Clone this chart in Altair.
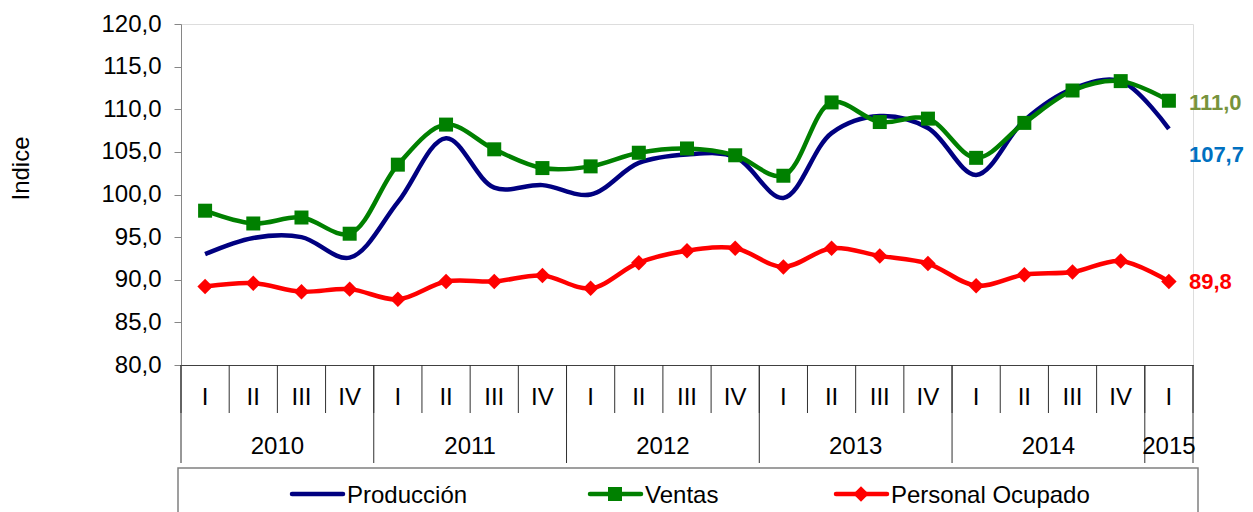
import altair as alt
import pandas as pd

# ---- data ----
quarters = ["I", "II", "III", "IV"] * 5 + ["I"]
years = ["2010"] * 4 + ["2011"] * 4 + ["2012"] * 4 + ["2013"] * 4 + ["2014"] * 4 + ["2015"]
produccion = [93.0, 94.9, 95.0, 92.6, 99.1, 106.6, 100.8, 101.1, 100.0, 103.7, 104.7,
              104.4, 99.6, 107.2, 109.2, 107.8, 102.3, 108.7, 112.4, 113.3, 107.7]
ventas = [98.1, 96.6, 97.3, 95.4, 103.5, 108.2, 105.3, 103.1, 103.3, 104.9, 105.4,
          104.6, 102.2, 110.8, 108.5, 108.9, 104.3, 108.4, 112.2, 113.3, 111.0]
personal = [89.2, 89.6, 88.6, 88.9, 87.7, 89.8, 89.8, 90.5, 89.0, 92.0, 93.4,
            93.7, 91.5, 93.7, 92.8, 91.9, 89.3, 90.6, 90.9, 92.2, 89.8]
series_names = ["Producción", "Ventas", "Personal Ocupado"]
series_colors = ["#000080", "#008000", "#FF0000"]

n = len(quarters)
qdf = pd.DataFrame({"idx": list(range(n)), "quarter": quarters, "year": years})
long = pd.concat([
    pd.DataFrame({"idx": range(n), "serie": name, "value": vals})
    for name, vals in zip(series_names, [produccion, ventas, personal])
], ignore_index=True)

qsep = pd.DataFrame({"b": [i - 0.5 for i in range(n + 1)]})
first_idx = qdf.groupby("year")["idx"].min().tolist()
ysep = pd.DataFrame({"b": [i - 0.5 for i in first_idx] + [n - 0.5]})

W, H = 1012, 341
FONT = "Liberation Sans"
one = pd.DataFrame({"a": [0]})

xs = alt.Scale(domain=[-0.5, n - 0.5], nice=False, zero=False)
ys = alt.Scale(domain=[80, 120], nice=False, zero=False)
x_axis = alt.Axis(labels=False, ticks=False, grid=False, title=None,
                  domain=True, domainColor="#404040", domainWidth=1)
color_scale = alt.Scale(domain=series_names, range=series_colors)

y_axis = alt.Axis(
    values=list(range(80, 121, 5)),
    labelExpr="replace(format(datum.value, '.1f'), '.', ',')",
    labelFontSize=24, labelFont=FONT, labelColor="#000000", labelPadding=13,
    tickSize=7, tickColor="#868686", domainColor="#868686", grid=False,
    title="Indice", titleFontSize=24, titleFont=FONT, titleFontWeight="normal",
    titleColor="#000000", titleX=-160, titleY=144, titleAlign="center",
    titleBaseline="middle",
)

lines = alt.Chart(long).mark_line(interpolate="catmull-rom", strokeWidth=4.5).encode(
    x=alt.X("idx:Q", scale=xs, axis=x_axis),
    y=alt.Y("value:Q", scale=ys, axis=y_axis),
    color=alt.Color("serie:N", scale=color_scale, legend=None),
    detail="serie:N",
)

pts_v = alt.Chart(long).transform_filter("datum.serie === 'Ventas'").mark_point(
    shape="square", filled=True, size=196, color=series_colors[1], opacity=1
).encode(x=alt.X("idx:Q", scale=xs, axis=x_axis), y=alt.Y("value:Q", scale=ys))

pts_p = alt.Chart(long).transform_filter("datum.serie === 'Personal Ocupado'").mark_point(
    shape="diamond", filled=True, size=240, color=series_colors[2], opacity=1
).encode(x=alt.X("idx:Q", scale=xs, axis=x_axis), y=alt.Y("value:Q", scale=ys))

def end_label(name, color, dy):
    return alt.Chart(long).transform_filter(
        f"datum.serie === '{name}' && datum.idx === {n - 1}"
    ).transform_calculate(
        lab="replace(format(datum.value, '.1f'), '.', ',')"
    ).mark_text(
        align="left", baseline="middle", dx=20, dy=dy, fontSize=22,
        fontWeight="bold", font=FONT, color=color
    ).encode(x=alt.X("idx:Q", scale=xs, axis=x_axis), y=alt.Y("value:Q", scale=ys),
             text="lab:N")

lab_v = end_label("Ventas", "#77933C", 2)
lab_pr = end_label("Producción", "#0070C0", 26)
lab_pe = end_label("Personal Ocupado", "#FF0000", 1)

qrules = alt.Chart(qsep).mark_rule(color="#303030", strokeWidth=1).encode(
    x=alt.X("b:Q", scale=xs, axis=x_axis), y=alt.value(H), y2=alt.value(H + 48))
yrules = alt.Chart(ysep).mark_rule(color="#303030", strokeWidth=1).encode(
    x=alt.X("b:Q", scale=xs, axis=x_axis), y=alt.value(H), y2=alt.value(H + 98))

qlabels = alt.Chart(qdf).mark_text(fontSize=24, font=FONT, color="#000000",
                                   baseline="middle").encode(
    x=alt.X("idx:Q", scale=xs, axis=x_axis), y=alt.value(H + 33), text="quarter:N")
ylabels = alt.Chart(qdf).mark_text(fontSize=24, font=FONT, color="#000000",
                                   baseline="middle").encode(
    x=alt.X("mean(idx):Q", scale=xs, axis=x_axis), y=alt.value(H + 82), text="year:N")

# ---- legend (drawn below the category table, inside a box) ----
box = alt.Chart(one).mark_rect(
    filled=False, stroke="#808080", strokeWidth=1.5
).encode(x=alt.value(-3), x2=alt.value(1017), y=alt.value(444), y2=alt.value(H + 160))

LEG_Y = 470
leg_x0 = [111, 409, 655]
legend_layers = []
for i, (name, col) in enumerate(zip(series_names, series_colors)):
    x0 = leg_x0[i]
    legend_layers.append(alt.Chart(one).mark_rule(
        color=col, strokeWidth=4.5, strokeCap="round").encode(
        x=alt.value(x0), x2=alt.value(x0 + 51), y=alt.value(LEG_Y)))
    if i == 1:
        legend_layers.append(alt.Chart(one).mark_point(
            shape="square", filled=True, size=196, color=col, opacity=1).encode(
            x=alt.value(x0 + 25), y=alt.value(LEG_Y)))
    if i == 2:
        legend_layers.append(alt.Chart(one).mark_point(
            shape="diamond", filled=True, size=240, color=col, opacity=1).encode(
            x=alt.value(x0 + 25), y=alt.value(LEG_Y)))
    legend_layers.append(alt.Chart(one).mark_text(
        align="left", baseline="middle", fontSize=24, font=FONT, color="#000000").encode(
        x=alt.value(x0 + 55), y=alt.value(LEG_Y + 2), text=alt.value(name)))

chart = alt.layer(
    box, qrules, yrules, qlabels, ylabels, lines, pts_v, pts_p,
    lab_v, lab_pr, lab_pe, *legend_layers
).properties(
    width=W, height=H,
    autosize=alt.AutoSizeParams(type="none"),
    padding={"left": 173, "top": 16, "right": 52, "bottom": 147},
).configure_view(stroke=None).configure(font=FONT)

chart.save("out.html", embed_options={"renderer": "svg", "actions": False})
══════════════════════════════
## GIVEN PROBLEM
Leaving out the pictures, repeat the data above exactly.

## COMPLETE ANSWER
Clone this chart in Altair.
import altair as alt
import pandas as pd

# ---- data ----
quarters = ["I", "II", "III", "IV"] * 5 + ["I"]
years = ["2010"] * 4 + ["2011"] * 4 + ["2012"] * 4 + ["2013"] * 4 + ["2014"] * 4 + ["2015"]
produccion = [93.0, 94.9, 95.0, 92.6, 99.1, 106.6, 100.8, 101.1, 100.0, 103.7, 104.7,
              104.4, 99.6, 107.2, 109.2, 107.8, 102.3, 108.7, 112.4, 113.3, 107.7]
ventas = [98.1, 96.6, 97.3, 95.4, 103.5, 108.2, 105.3, 103.1, 103.3, 104.9, 105.4,
          104.6, 102.2, 110.8, 108.5, 108.9, 104.3, 108.4, 112.2, 113.3, 111.0]
personal = [89.2, 89.6, 88.6, 88.9, 87.7, 89.8, 89.8, 90.5, 89.0, 92.0, 93.4,
            93.7, 91.5, 93.7, 92.8, 91.9, 89.3, 90.6, 90.9, 92.2, 89.8]
series_names = ["Producción", "Ventas", "Personal Ocupado"]
series_colors = ["#000080", "#008000", "#FF0000"]

n = len(quarters)
qdf = pd.DataFrame({"idx": list(range(n)), "quarter": quarters, "year": years})
long = pd.concat([
    pd.DataFrame({"idx": range(n), "serie": name, "value": vals})
    for name, vals in zip(series_names, [produccion, ventas, personal])
], ignore_index=True)

qsep = pd.DataFrame({"b": [i - 0.5 for i in range(n + 1)]})
first_idx = qdf.groupby("year")["idx"].min().tolist()
ysep = pd.DataFrame({"b": [i - 0.5 for i in first_idx] + [n - 0.5]})

W, H = 1012, 341
FONT = "Liberation Sans"
one = pd.DataFrame({"a": [0]})

xs = alt.Scale(domain=[-0.5, n - 0.5], nice=False, zero=False)
ys = alt.Scale(domain=[80, 120], nice=False, zero=False)
x_axis = alt.Axis(labels=False, ticks=False, grid=False, title=None,
                  domain=True, domainColor="#404040", domainWidth=1)
color_scale = alt.Scale(domain=series_names, range=series_colors)

y_axis = alt.Axis(
    values=list(range(80, 121, 5)),
    labelExpr="replace(format(datum.value, '.1f'), '.', ',')",
    labelFontSize=24, labelFont=FONT, labelColor="#000000", labelPadding=13,
    tickSize=7, tickColor="#868686", domainColor="#868686", grid=False,
    title="Indice", titleFontSize=24, titleFont=FONT, titleFontWeight="normal",
    titleColor="#000000", titleX=-160, titleY=144, titleAlign="center",
    titleBaseline="middle",
)

lines = alt.Chart(long).mark_line(interpolate="catmull-rom", strokeWidth=4.5).encode(
    x=alt.X("idx:Q", scale=xs, axis=x_axis),
    y=alt.Y("value:Q", scale=ys, axis=y_axis),
    color=alt.Color("serie:N", scale=color_scale, legend=None),
    detail="serie:N",
)

pts_v = alt.Chart(long).transform_filter("datum.serie === 'Ventas'").mark_point(
    shape="square", filled=True, size=196, color=series_colors[1], opacity=1
).encode(x=alt.X("idx:Q", scale=xs, axis=x_axis), y=alt.Y("value:Q", scale=ys))

pts_p = alt.Chart(long).transform_filter("datum.serie === 'Personal Ocupado'").mark_point(
    shape="diamond", filled=True, size=240, color=series_colors[2], opacity=1
).encode(x=alt.X("idx:Q", scale=xs, axis=x_axis), y=alt.Y("value:Q", scale=ys))

def end_label(name, color, dy):
    return alt.Chart(long).transform_filter(
        f"datum.serie === '{name}' && datum.idx === {n - 1}"
    ).transform_calculate(
        lab="replace(format(datum.value, '.1f'), '.', ',')"
    ).mark_text(
        align="left", baseline="middle", dx=20, dy=dy, fontSize=22,
        fontWeight="bold", font=FONT, color=color
    ).encode(x=alt.X("idx:Q", scale=xs, axis=x_axis), y=alt.Y("value:Q", scale=ys),
             text="lab:N")

lab_v = end_label("Ventas", "#77933C", 2)
lab_pr = end_label("Producción", "#0070C0", 26)
lab_pe = end_label("Personal Ocupado", "#FF0000", 1)

qrules = alt.Chart(qsep).mark_rule(color="#303030", strokeWidth=1).encode(
    x=alt.X("b:Q", scale=xs, axis=x_axis), y=alt.value(H), y2=alt.value(H + 48))
yrules = alt.Chart(ysep).mark_rule(color="#303030", strokeWidth=1).encode(
    x=alt.X("b:Q", scale=xs, axis=x_axis), y=alt.value(H), y2=alt.value(H + 98))

qlabels = alt.Chart(qdf).mark_text(fontSize=24, font=FONT, color="#000000",
                                   baseline="middle").encode(
    x=alt.X("idx:Q", scale=xs, axis=x_axis), y=alt.value(H + 33), text="quarter:N")
ylabels = alt.Chart(qdf).mark_text(fontSize=24, font=FONT, color="#000000",
                                   baseline="middle").encode(
    x=alt.X("mean(idx):Q", scale=xs, axis=x_axis), y=alt.value(H + 82), text="year:N")

# ---- legend (drawn below the category table, inside a box) ----
box = alt.Chart(one).mark_rect(
    filled=False, stroke="#808080", strokeWidth=1.5
).encode(x=alt.value(-3), x2=alt.value(1017), y=alt.value(444), y2=alt.value(H + 160))

LEG_Y = 470
leg_x0 = [111, 409, 655]
legend_layers = []
for i, (name, col) in enumerate(zip(series_names, series_colors)):
    x0 = leg_x0[i]
    legend_layers.append(alt.Chart(one).mark_rule(
        color=col, strokeWidth=4.5, strokeCap="round").encode(
        x=alt.value(x0), x2=alt.value(x0 + 51), y=alt.value(LEG_Y)))
    if i == 1:
        legend_layers.append(alt.Chart(one).mark_point(
            shape="square", filled=True, size=196, color=col, opacity=1).encode(
            x=alt.value(x0 + 25), y=alt.value(LEG_Y)))
    if i == 2:
        legend_layers.append(alt.Chart(one).mark_point(
            shape="diamond", filled=True, size=240, color=col, opacity=1).encode(
            x=alt.value(x0 + 25), y=alt.value(LEG_Y)))
    legend_layers.append(alt.Chart(one).mark_text(
        align="left", baseline="middle", fontSize=24, font=FONT, color="#000000").encode(
        x=alt.value(x0 + 55), y=alt.value(LEG_Y + 2), text=alt.value(name)))

chart = alt.layer(
    box, qrules, yrules, qlabels, ylabels, lines, pts_v, pts_p,
    lab_v, lab_pr, lab_pe, *legend_layers
).properties(
    width=W, height=H,
    autosize=alt.AutoSizeParams(type="none"),
    padding={"left": 173, "top": 16, "right": 52, "bottom": 147},
).configure_view(stroke=None).configure(font=FONT)

chart.save("out.html", embed_options={"renderer": "svg", "actions": False})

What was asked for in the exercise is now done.